As foreseen by Thomas courtship ceased and it took a full year before it resumed. This time it got wild. The couple put up a show of branchiostegal flaring and lateral display unmatched by any cichlid I've witnessed to spawn. They also displayed a curious habit of pointing their head to a certain spot next to some stones and then shaking their head aggressively. After almost two weeks of courtship the pair dug a pit to the spot they had pointed to. Digging went on for couple of days until one day as I returned from work everything seemed to be over. The pit was half covered and the couple showed lessened interest to each other. The next day it became evident that something had gone wrong as they lost their interest totally and let other eartheaters to rumble through the spot of their pit. The water parameters during the spawn were the following: +28.4°C, pH 6.3, NO3 10mg/l, NO2 <0.1mg/l, and 2.5°dKH.

Another month later courtshiping started again being, if possible, even more extravagant. This time I removed the Satanoperca daemon that had also gotten over exited the last time. After this all other fish in the tank withdrew to their hiding places and the retro-couple started digging. They generated a 25 cm wide and 10cm deep pit next to pile of fist sized rocks aligned by a handsome pile of sand. Three days later the spawning took place. This time I happened to be at home as the courtship suddenly changed to a synchronized swimming where the female first laid 10-20 eggs per run and the male having waited right next to females tail immediately followed to fertilize and mix the sperm, eggs and sand. After couple of runs both parents started to carry on top of eggs one to three mouthfuls of coarser sand and gravel they previously had separated from otherwise fine sand and piled right next to spawning site. At this point it was noticeable that the eggs were very adhesive. This no doubt reflects the fast flowing natural habitats of the Retroculinae; the already heavy eggs gain extra weight by clinging to sand grains and therefore avoid being swept away by the current. Wild R. lapidifers use even relatively large pebbles to cover their eggs, but apart from the fine “eartheater sand” of 1mm grain size I only had to offer gravel 5-10mm in grain size.
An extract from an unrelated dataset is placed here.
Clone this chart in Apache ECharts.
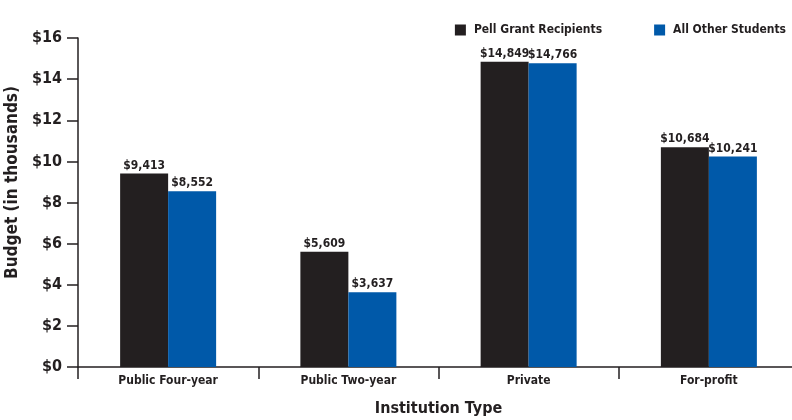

Apparently by using larger sand/pebbles Retroculus secure the oxygen supply of even deeply covered eggs as more water will flow through.

After over ten runs of egg laying the couple had a breather. I couraged my self to remove approximately a third of the sand with eggs by hose and moved them in to a hatching/fry box located right in front of filters exhaust to provide enough of current in a separate 60 litre tank. The male was relatively aggressive towards me as I siphoned some of the eggs, but the parents relaxed after I finished. Next they started a task that would go on for 24 hours a day. The pair moved the eggs together with the coarser sand in to newly dug pits approximately 4 times a day. The fish did not rest but even during the night the process went on facilitated by the night-light left on in the neighbouring room. This effort was such that being used to the well oxygenated waters in their natural habitats the fish stressed themselves to near fatigue by their hyper active behaviour under the suboptimal conditions offered in aquarium and were breathing abnormally heavy all the time. None the less, the couple found both the time and energy to keep on bonding with each other with regular lateral display extravaganzas even in the middle of all the moving and digging.

The separated fry started to hatch already 72 hours after spawning, but despite of the small preventive dose of methylene blue approximately 80% of the eggs fungused and did not hatch. The high density/weight of the eggs seemed to remain and hatching really just meant an appearance of a hair thin and rapidly moving tail in to the eggs. Meanwhile the parents in the larger tank continued their over active moving business, which especially now that the fry had hatched seemed so rough that it is a small wonder the fry were not injured by the accompanying gravel. After a week I siphoned the rest of the fry together with the sand to the same smaller tank since the parents by then seemed exhausted. Even though the fry were hard to distinguish from the sand it became later evident that the hatching success had been far greater with the parents than in the separate tank. It is likely that the rough looking caring and constant egg manipulation is beneficial by possibly rubbing off any detrimental substances or even by shedding off some outer shell protecting the eggs for the very first days after fertilization.

The following day (eight days after mating) fry became free swimming and already day after they started feeding on freshly hatched Artemia naupli. Later the little Retros have moved to Bosmids and further to Chironomid larvae (blood worms). Blood worms seem to be the preferred food which is not surprising since Moreira et al . have published that 50-99% of the stomach content of Retroculus lapidifer consists of Chironomid larvae. Despite their appetite R. lapidifer s are rather slow in their growth at least in comparison to Satanoperca jurupari fry kept in the same 240 litre tank. Where as the S. juruparis peacefully graze the bottom non-stop the R. lapidifers concentrate on the people in the room and rush to the feeding spot due to even the slightest movement many meters from the tank. They apparently also consume far more in their very active mode of living and at four months of age and three cm of length they start to exhibit some of their parents character. What marvellous fish!